An Italian publishing company named Mondadori began releasing crime and mystery novels in 1929 and the series became known as “Il Giallo Mondadori,” distinguished by their heavily yellow front covers. Especially popular were the works of Agatha Christie, Dashiell Hammett, and Raymond Chandler.
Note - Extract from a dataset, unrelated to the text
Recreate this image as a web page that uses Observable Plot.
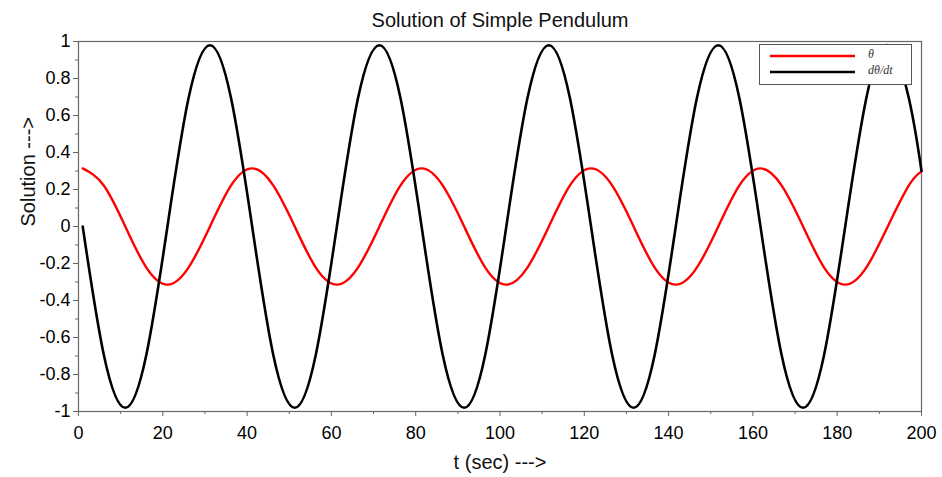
<!DOCTYPE html>
<html>
<head>
<meta charset="utf-8">
<script src="https://cdn.jsdelivr.net/npm/d3@7"></script>
<script src="https://cdn.jsdelivr.net/npm/@observablehq/plot@0.6"></script>
<style>
  body { margin: 0; background: #fff; }
  #wrap { position: relative; width: 942px; height: 477px; font-family: "Liberation Sans", Arial, sans-serif; }
  #legend { position: absolute; left: 759px; top: 44px; width: 151px; height: 39px; border: 1px solid #555; background: #fff; }
  #legend .lab { position: absolute; left: 108px; font-family: "Liberation Serif", "DejaVu Serif", serif; font-style: italic; font-size: 12px; color: #333; }
</style>
</head>
<body>
<div id="wrap"></div>
<script>
const title = "Solution of Simple Pendulum";
const xLabel = "t (sec) --->";
const yLabel = "Solution --->";
const seriesNames = ["θ", "dθ/dt"];
const seriesColors = ["#ff0000", "#000000"];

const xTicks = [0, 20, 40, 60, 80, 100, 120, 140, 160, 180, 200];
const xMinor = [10, 30, 50, 70, 90, 110, 130, 150, 170, 190];
const yTicks = [-1, -0.8, -0.6, -0.4, -0.2, 0, 0.2, 0.4, 0.6, 0.8, 1];
const yMinor = [-0.9, -0.7, -0.5, -0.3, -0.1, 0.1, 0.3, 0.5, 0.7, 0.9];

// time samples (s)
const time = [1.0, 6.0, 11.1, 16.1, 21.1, 26.1, 31.2, 36.2, 41.2, 46.2,
              51.3, 56.3, 61.3, 66.3, 71.4, 76.4, 81.4, 86.4, 91.5, 96.5,
              101.5, 106.5, 111.6, 116.6, 121.6, 126.6, 131.7, 136.7, 141.7, 146.7,
              151.8, 156.8, 161.8, 166.8, 171.9, 176.9, 181.9, 186.9, 192.0, 197.0, 200.0];
// theta
const theta = [0.314, 0.222, 0, -0.222, -0.314, -0.222, 0, 0.222,
               0.314, 0.222, 0, -0.222, -0.314, -0.222, 0, 0.222,
               0.314, 0.222, 0, -0.222, -0.314, -0.222, 0, 0.222,
               0.314, 0.222, 0, -0.222, -0.314, -0.222, 0, 0.222,
               0.314, 0.222, 0, -0.222, -0.314, -0.222, 0, 0.222, 0.298];
// dtheta/dt
const dtheta = [0, -0.693, -0.98, -0.693, 0, 0.693, 0.98, 0.693,
                0, -0.693, -0.98, -0.693, 0, 0.693, 0.98, 0.693,
                0, -0.693, -0.98, -0.693, 0, 0.693, 0.98, 0.693,
                0, -0.693, -0.98, -0.693, 0, 0.693, 0.98, 0.693,
                0, -0.693, -0.98, -0.693, 0, 0.693, 0.98, 0.693, 0.30];

const axisColor = "#666";

const chart = Plot.plot({
  width: 942,
  height: 477,
  marginLeft: 78,
  marginRight: 21,
  marginTop: 41,
  marginBottom: 66,
  style: { fontFamily: "'Liberation Sans', Arial, sans-serif", fontSize: "18px", color: "#000", background: "#fff" },
  x: { domain: [0, 200] },
  y: { domain: [-1, 1] },
  marks: [
    Plot.frame({ stroke: axisColor, strokeWidth: 1.2 }),
    Plot.axisY({ ticks: yTicks, tickSize: 5, tickPadding: 3, label: null, tickFormat: d => String(d), stroke: axisColor, fill: "#000" }),
    Plot.axisY({ ticks: yMinor, tickSize: 3, label: null, tickFormat: () => "", stroke: axisColor }),
    Plot.axisX({ ticks: xTicks, tickSize: 5, tickPadding: 10, label: null, tickFormat: d => String(d), stroke: axisColor, fill: "#000" }),
    Plot.axisX({ ticks: xMinor, tickSize: 3, label: null, tickFormat: () => "", stroke: axisColor }),
    Plot.line(time, { x: d => d, y: theta, curve: "natural", stroke: seriesColors[0], strokeWidth: 2.4 }),
    Plot.line(time, { x: d => d, y: dtheta, curve: "natural", stroke: seriesColors[1], strokeWidth: 2.6 }),
    Plot.text([title], { frameAnchor: "top", lineAnchor: "middle", dy: -21, fontSize: 20, fill: "#111" }),
    Plot.text([xLabel], { frameAnchor: "bottom", lineAnchor: "middle", dy: 51, fontSize: 20, fill: "#111" }),
    Plot.text([yLabel], { frameAnchor: "left", dx: -50, rotate: -90, fontSize: 20, fill: "#111" })
  ]
});

const wrap = document.getElementById("wrap");
wrap.appendChild(chart);

// legend
const legend = document.createElement("div");
legend.id = "legend";
seriesNames.forEach((name, i) => {
  const top = i === 0 ? 11 : 27;
  const svgNS = "http://www.w3.org/2000/svg";
  const s = document.createElementNS(svgNS, "svg");
  s.setAttribute("width", "86");
  s.setAttribute("height", "6");
  s.style.position = "absolute";
  s.style.left = "10px";
  s.style.top = (top - 3) + "px";
  const l = document.createElementNS(svgNS, "line");
  l.setAttribute("x1", "0"); l.setAttribute("x2", "85");
  l.setAttribute("y1", "3"); l.setAttribute("y2", "3");
  l.setAttribute("stroke", seriesColors[i]);
  l.setAttribute("stroke-width", "2.6");
  s.appendChild(l);
  legend.appendChild(s);
  const t = document.createElement("div");
  t.className = "lab";
  t.textContent = name;
  t.style.top = (top - 9) + "px";
  legend.appendChild(t);
});
wrap.appendChild(legend);
</script>
</body>
</html>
Mondadori still prints “Il Giallo Mondadori” novels today.

Giallo movies started appearing in the mid-1960s and became a fixture especially in the late 1960s and 1970s through directors like Mario Bava, Dario Argento, and Lucio Fulci, who achieved the greatest international notoriety.

Argento’s PROFONDO ROSSO, also known as DEEP RED or THE HATCHET MURDERS, was the director’s fifth movie and it’s a transitional film, before Argento’s work verged on the fantastical like SUSPIRIA and INFERNO. It and THE BIRD WITH THE CRYSTAL PLUMAGE, his first film, are his best giallos.
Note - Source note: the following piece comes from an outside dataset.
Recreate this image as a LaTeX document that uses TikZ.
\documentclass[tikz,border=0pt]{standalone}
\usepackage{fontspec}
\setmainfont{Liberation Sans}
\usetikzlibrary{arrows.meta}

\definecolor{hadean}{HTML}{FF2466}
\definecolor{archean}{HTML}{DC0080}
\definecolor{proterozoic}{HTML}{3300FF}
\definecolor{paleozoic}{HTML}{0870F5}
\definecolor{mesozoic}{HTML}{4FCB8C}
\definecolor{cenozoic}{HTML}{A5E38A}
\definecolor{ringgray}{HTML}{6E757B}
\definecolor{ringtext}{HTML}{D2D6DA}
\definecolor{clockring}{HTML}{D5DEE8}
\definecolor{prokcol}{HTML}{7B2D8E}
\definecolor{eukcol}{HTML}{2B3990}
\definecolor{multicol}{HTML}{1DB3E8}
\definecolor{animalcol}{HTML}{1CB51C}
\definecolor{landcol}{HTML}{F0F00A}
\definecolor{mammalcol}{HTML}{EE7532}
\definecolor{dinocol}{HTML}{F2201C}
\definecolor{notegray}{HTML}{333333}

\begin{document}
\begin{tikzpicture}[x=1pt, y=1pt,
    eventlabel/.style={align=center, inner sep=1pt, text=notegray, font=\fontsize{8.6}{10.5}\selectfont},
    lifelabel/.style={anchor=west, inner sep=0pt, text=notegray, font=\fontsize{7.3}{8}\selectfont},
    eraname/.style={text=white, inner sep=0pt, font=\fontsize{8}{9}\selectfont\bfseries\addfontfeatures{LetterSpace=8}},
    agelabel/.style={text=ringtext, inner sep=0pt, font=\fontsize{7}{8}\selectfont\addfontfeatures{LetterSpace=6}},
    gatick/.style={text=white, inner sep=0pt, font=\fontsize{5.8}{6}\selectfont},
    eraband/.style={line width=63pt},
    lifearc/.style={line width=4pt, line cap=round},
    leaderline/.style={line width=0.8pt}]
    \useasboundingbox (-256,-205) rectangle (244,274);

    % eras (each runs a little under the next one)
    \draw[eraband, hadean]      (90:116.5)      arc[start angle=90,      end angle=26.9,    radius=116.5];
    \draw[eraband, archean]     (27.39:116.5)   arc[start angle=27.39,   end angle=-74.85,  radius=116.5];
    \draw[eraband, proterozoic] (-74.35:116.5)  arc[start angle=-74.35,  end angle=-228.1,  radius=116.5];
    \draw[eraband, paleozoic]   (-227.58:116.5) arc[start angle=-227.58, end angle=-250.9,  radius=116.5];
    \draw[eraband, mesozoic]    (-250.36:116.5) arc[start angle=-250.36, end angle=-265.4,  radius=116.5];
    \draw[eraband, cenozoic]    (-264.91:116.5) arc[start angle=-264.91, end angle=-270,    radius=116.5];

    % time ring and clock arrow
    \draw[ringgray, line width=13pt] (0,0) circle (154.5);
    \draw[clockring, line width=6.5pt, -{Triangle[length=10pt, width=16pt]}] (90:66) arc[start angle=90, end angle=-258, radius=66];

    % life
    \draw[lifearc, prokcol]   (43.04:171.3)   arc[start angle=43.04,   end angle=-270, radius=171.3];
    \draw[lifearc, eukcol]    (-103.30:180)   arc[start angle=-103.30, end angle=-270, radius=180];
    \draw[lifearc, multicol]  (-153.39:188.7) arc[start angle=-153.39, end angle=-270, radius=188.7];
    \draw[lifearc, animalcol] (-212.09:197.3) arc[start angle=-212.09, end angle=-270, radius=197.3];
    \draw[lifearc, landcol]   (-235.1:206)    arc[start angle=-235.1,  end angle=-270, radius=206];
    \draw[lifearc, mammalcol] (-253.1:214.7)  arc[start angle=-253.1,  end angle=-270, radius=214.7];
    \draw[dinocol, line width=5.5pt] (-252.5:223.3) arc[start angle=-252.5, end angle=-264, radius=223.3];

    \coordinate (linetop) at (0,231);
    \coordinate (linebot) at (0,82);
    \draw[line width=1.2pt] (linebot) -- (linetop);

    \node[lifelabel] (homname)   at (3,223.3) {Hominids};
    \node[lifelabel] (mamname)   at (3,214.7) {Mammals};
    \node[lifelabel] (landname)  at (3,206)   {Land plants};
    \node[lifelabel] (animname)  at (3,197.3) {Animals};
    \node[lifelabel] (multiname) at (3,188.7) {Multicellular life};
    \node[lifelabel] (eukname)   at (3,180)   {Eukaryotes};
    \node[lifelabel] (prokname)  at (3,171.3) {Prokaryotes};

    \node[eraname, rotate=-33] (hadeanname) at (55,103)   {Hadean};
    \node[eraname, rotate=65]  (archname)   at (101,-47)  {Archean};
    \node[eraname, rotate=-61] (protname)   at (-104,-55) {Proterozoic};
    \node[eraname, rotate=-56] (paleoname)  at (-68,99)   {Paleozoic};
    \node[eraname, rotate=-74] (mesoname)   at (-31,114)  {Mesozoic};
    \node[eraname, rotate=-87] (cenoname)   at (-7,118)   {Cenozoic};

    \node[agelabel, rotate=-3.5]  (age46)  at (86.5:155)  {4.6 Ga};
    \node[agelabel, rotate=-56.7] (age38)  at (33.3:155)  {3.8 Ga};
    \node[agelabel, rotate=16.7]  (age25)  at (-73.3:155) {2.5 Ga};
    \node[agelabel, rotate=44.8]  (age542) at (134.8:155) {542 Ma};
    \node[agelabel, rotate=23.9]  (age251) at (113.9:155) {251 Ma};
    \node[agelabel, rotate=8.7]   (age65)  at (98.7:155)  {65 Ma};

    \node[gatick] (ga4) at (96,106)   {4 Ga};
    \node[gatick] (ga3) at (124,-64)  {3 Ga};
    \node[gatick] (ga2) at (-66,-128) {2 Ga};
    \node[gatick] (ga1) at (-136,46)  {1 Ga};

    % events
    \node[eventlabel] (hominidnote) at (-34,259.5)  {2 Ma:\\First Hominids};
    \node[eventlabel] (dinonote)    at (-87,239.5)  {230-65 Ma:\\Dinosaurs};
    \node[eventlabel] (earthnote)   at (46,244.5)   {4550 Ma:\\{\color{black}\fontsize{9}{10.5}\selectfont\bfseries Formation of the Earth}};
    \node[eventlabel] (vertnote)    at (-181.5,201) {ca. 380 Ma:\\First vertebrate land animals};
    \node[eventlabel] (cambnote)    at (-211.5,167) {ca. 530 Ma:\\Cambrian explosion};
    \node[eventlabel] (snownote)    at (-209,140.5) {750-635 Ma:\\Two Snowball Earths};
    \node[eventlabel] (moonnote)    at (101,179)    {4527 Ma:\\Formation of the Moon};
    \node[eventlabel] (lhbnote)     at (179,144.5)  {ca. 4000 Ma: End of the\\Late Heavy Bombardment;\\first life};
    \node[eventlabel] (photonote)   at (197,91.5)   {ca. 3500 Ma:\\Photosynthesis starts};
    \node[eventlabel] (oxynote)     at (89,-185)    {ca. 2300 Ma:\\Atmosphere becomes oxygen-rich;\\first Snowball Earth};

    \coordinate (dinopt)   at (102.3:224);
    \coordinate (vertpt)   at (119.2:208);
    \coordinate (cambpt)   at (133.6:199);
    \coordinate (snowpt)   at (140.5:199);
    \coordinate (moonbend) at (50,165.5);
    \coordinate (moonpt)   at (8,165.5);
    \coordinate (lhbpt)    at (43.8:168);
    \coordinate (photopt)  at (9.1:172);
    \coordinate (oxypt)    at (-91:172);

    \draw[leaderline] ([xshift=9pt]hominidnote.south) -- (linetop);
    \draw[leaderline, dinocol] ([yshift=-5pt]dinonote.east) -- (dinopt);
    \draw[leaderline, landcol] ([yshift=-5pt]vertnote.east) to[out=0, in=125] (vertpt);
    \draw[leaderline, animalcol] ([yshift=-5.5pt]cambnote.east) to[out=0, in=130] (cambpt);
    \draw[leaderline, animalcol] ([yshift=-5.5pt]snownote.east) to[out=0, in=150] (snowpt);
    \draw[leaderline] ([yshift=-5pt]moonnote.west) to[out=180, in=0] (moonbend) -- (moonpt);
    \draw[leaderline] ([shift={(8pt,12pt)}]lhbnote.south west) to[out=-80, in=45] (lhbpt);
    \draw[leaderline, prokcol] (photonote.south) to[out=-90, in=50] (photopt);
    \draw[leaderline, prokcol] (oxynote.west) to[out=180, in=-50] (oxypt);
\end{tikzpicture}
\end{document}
Watching PROFONDO ROSSO for the first time, one will be struck by how much you feel like you’ve seen this movie before through later films it influenced such as John Carpenter’s HALLOWEEN and David Cronenberg’s SCANNERS. For example, Goblin’s main theme for PROFONDO ROSSO and Carpenter’s for HALLOWEEN are first cousins. Cronenberg modeled the lead-in to the famous head explosion scene after the early lecture sequence in Argento’s film. Rick Rosenthal’s HALLOWEEN II (produced by Carpenter) featured a death by scalding water scene inspired by Amanda Righetti’s death in PROFONDO ROSSO.
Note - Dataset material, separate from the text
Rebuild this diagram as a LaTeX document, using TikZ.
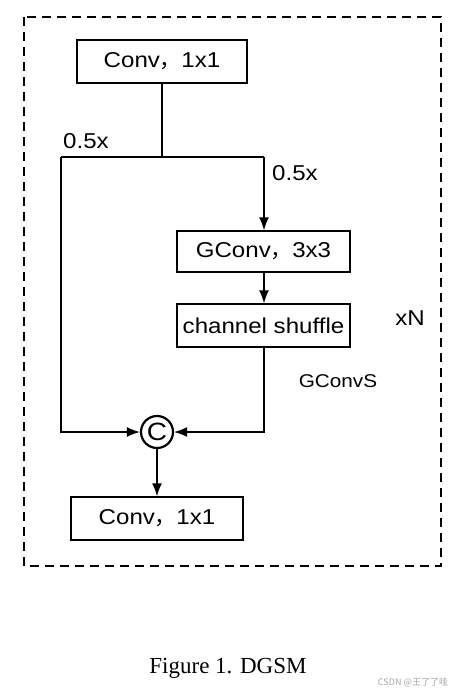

Like the best Argento films, PROFONDO ROSSO sticks with you.

Argento films usually give us a protagonist who’s a writer, a musician, a creative person of some form. In THE BIRD WITH THE CRYSTAL PLUMAGE, it’s American writer Sam Dalmas. In CAT O’NINE TAILS, it’s reporter Carlo Giordani. In FOUR FLIES ON GREY VELVET, it’s rock drummer Roberto Tobias. In PROFONDO ROSSO, it’s pianist Marcus Daly. In SUSPIRIA, it’s American dance student Suzy Bannion. In INFERNO, it’s music student Mark Elliott.

These characters provide us a rooting interest and keep us hanging on through all the convolutions of the plot. They become our surrogate, because they’re normality (just like us) in a mad, mad, mad world. They (and we) are just trying to survive another day. They live out our detective fantasies.

In any mystery, it’s vital that we find that rooting interest.

Argento protagonists normally get in way, way, way over their heads like the ones in Hitchcock films so often do … of course, we see David Hemmings playing Marcus Daly and we cannot help but think of Michelangelo Antonioni’s BLOW-UP, where Hemmings’ very Swinging London photographer believes he may have accidentally photographed a murder in a park. There’s no doubt, though, in PROFONDO ROSSO.

On his way home early in the film, Marcus sees psychic medium Helga Ulmann (Macha Meril) being attacked in her apartment. They live in the same building. He rushes up the stairs and down the hall to her apartment and finds her dead body.

The chief witness becomes the star witness, thanks to female reporter Gianna Brezzi (Daria Nicoladi) and her coverage of the murder, and the reporter and the pianist become partners, both in the romantic and detective sense.

PROFONDO ROSSO is one of those mysteries that rewards our interest to the very end.